Directive:
Write each line of the material exactly as given, from the top through the line that contains "plt.rcParams['mathtext.it'] = 'Liberation", and omit all pictures.

Dataset content:
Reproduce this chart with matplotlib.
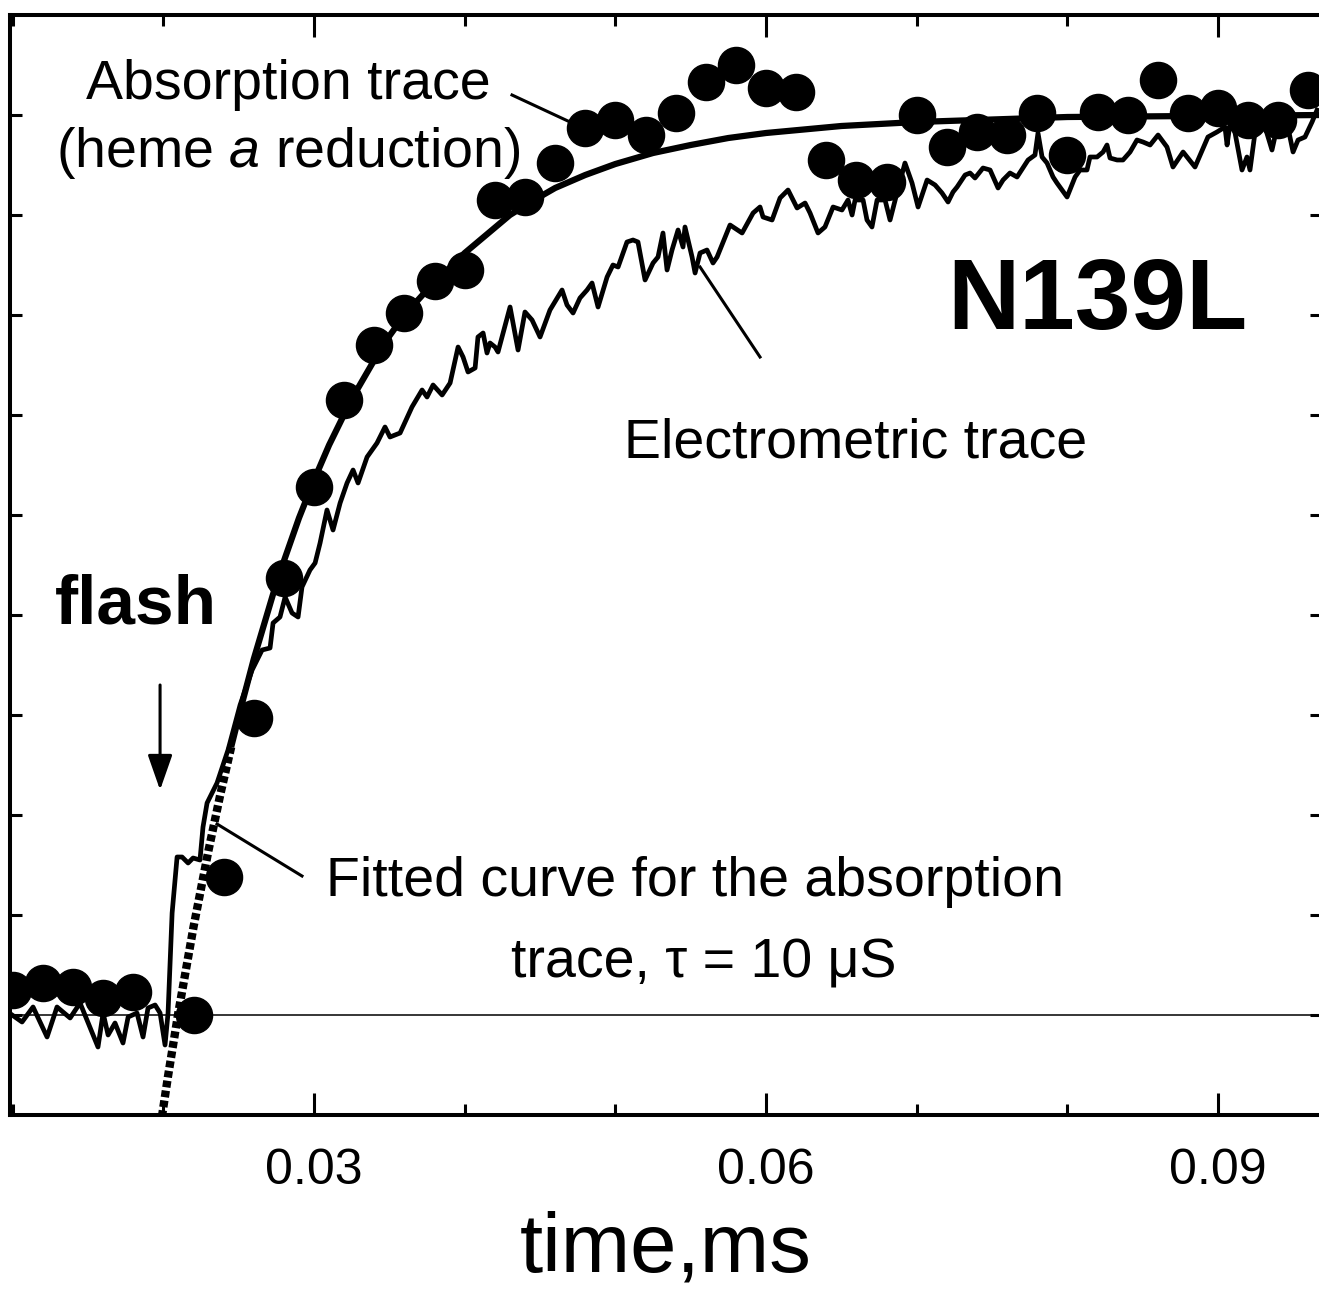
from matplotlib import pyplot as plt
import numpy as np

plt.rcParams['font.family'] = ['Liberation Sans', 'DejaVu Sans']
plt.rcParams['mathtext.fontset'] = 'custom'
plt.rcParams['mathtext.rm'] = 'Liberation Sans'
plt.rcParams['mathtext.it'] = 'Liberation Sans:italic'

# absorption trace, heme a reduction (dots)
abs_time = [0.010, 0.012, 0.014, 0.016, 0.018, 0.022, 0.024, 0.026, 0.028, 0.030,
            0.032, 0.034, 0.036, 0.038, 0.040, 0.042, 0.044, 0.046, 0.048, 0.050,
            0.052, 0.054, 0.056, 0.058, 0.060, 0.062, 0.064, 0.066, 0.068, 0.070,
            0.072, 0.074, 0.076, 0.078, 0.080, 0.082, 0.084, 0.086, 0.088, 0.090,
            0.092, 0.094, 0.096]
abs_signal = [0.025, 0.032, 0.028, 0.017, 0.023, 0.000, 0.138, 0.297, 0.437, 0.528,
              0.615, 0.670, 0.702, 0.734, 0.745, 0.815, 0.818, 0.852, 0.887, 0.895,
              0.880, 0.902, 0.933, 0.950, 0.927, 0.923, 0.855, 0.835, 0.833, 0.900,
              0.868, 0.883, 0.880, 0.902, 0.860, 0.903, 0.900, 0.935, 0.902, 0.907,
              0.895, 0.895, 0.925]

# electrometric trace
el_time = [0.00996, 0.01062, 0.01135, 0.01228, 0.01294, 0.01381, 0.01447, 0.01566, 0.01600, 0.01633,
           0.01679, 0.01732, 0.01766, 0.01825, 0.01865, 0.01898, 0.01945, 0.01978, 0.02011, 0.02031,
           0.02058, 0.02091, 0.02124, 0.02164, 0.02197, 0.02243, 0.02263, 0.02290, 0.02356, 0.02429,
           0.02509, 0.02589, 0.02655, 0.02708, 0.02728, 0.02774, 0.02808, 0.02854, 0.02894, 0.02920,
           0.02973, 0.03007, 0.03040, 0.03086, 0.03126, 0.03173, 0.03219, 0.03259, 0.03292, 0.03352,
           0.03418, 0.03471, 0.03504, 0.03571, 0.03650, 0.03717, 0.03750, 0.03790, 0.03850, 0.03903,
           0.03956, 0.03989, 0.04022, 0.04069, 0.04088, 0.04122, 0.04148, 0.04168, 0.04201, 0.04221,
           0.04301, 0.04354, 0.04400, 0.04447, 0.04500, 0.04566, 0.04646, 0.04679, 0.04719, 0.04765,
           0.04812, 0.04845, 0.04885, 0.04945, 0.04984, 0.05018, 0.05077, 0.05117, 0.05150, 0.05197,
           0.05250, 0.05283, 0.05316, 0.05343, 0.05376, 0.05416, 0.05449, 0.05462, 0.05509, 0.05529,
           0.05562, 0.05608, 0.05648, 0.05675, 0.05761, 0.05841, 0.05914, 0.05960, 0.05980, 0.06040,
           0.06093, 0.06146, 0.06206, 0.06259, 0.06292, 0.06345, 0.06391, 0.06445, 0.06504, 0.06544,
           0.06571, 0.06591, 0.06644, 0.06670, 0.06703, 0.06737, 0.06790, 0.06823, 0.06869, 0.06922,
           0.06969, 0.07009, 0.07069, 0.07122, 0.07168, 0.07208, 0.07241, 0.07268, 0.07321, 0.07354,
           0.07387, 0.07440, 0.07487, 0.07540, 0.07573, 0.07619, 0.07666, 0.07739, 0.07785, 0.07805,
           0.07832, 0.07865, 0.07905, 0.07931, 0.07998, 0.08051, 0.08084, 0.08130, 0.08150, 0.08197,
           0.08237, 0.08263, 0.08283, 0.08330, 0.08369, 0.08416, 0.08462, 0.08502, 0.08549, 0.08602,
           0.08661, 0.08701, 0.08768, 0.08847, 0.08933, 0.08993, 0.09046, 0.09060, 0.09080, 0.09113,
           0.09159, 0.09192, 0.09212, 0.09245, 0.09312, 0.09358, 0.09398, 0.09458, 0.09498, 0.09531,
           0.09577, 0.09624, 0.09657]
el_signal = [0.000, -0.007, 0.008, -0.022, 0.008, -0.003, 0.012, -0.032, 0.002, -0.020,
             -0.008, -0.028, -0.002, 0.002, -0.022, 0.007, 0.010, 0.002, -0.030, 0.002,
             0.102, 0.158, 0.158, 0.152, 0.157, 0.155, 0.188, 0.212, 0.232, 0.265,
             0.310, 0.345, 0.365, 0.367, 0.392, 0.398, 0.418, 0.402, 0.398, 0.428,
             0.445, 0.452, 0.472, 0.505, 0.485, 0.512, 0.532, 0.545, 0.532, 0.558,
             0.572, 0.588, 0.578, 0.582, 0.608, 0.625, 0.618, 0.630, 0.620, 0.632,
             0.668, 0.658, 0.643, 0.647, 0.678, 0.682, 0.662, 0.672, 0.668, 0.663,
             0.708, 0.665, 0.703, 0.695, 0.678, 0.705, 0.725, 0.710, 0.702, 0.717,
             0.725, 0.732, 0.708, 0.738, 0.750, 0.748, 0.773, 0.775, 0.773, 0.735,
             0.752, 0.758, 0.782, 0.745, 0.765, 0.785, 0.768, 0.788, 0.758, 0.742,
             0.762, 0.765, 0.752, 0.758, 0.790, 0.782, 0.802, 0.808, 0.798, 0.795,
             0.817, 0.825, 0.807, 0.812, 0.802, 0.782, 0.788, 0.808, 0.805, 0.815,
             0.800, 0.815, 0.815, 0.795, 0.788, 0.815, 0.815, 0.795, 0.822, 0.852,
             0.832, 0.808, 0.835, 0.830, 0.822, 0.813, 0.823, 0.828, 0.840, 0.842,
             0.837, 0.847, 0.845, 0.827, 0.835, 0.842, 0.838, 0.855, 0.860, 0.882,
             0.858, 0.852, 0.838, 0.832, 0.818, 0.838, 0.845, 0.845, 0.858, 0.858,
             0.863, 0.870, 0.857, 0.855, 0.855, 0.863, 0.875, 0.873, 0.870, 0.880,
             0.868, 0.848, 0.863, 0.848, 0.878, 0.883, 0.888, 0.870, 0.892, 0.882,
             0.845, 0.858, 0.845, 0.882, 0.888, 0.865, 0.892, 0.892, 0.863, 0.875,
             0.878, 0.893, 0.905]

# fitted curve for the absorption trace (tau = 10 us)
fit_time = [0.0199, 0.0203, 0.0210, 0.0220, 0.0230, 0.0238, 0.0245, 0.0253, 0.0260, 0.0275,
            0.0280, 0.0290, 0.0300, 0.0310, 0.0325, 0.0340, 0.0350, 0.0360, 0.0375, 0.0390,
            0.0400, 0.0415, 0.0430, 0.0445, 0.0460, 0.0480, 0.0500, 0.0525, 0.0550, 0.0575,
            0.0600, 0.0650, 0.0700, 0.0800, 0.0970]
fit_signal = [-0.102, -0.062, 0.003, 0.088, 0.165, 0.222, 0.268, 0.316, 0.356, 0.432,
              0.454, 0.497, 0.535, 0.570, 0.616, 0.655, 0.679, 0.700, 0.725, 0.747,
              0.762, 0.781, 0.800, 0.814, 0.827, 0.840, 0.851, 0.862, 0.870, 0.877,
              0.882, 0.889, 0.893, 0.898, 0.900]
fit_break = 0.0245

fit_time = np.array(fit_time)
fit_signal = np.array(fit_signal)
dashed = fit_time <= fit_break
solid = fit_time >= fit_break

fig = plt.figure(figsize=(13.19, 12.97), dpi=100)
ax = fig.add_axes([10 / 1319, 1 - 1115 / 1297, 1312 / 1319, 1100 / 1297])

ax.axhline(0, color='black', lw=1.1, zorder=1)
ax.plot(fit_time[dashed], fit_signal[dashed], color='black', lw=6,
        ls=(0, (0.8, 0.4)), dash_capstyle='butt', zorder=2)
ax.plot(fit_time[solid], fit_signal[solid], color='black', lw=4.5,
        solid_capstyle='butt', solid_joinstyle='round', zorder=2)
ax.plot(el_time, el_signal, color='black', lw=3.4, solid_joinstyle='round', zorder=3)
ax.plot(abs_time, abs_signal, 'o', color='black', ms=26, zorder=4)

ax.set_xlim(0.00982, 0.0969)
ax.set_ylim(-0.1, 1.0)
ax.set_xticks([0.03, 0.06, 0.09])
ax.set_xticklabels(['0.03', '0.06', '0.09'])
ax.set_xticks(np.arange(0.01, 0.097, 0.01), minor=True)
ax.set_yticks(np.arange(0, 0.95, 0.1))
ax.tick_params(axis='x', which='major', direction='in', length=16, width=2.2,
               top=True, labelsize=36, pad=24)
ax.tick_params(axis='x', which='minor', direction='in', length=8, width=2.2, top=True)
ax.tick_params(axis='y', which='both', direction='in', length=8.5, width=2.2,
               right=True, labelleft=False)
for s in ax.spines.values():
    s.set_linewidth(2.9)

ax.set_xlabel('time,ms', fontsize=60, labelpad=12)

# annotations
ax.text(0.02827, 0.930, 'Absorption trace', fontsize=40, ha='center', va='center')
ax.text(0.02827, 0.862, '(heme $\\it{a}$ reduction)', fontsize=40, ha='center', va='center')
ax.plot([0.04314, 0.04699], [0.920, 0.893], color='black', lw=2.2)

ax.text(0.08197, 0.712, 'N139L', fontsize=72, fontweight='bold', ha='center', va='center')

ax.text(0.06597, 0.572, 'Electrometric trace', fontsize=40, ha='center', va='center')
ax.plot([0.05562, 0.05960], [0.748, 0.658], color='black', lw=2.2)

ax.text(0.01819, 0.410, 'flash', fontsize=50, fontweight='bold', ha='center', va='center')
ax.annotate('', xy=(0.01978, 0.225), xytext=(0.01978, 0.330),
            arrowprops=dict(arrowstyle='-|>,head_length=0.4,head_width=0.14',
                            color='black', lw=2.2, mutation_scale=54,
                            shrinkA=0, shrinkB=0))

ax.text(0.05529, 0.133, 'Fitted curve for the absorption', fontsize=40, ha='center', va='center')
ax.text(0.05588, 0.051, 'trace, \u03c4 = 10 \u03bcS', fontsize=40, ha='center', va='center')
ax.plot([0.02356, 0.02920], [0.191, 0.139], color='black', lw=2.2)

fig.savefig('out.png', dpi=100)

Written response:
Reproduce this chart with matplotlib.
from matplotlib import pyplot as plt
import numpy as np

plt.rcParams['font.family'] = ['Liberation Sans', 'DejaVu Sans']
plt.rcParams['mathtext.fontset'] = 'custom'
plt.rcParams['mathtext.rm'] = 'Liberation Sans'
plt.rcParams['mathtext.it'] = 'Liberation Sans:italic'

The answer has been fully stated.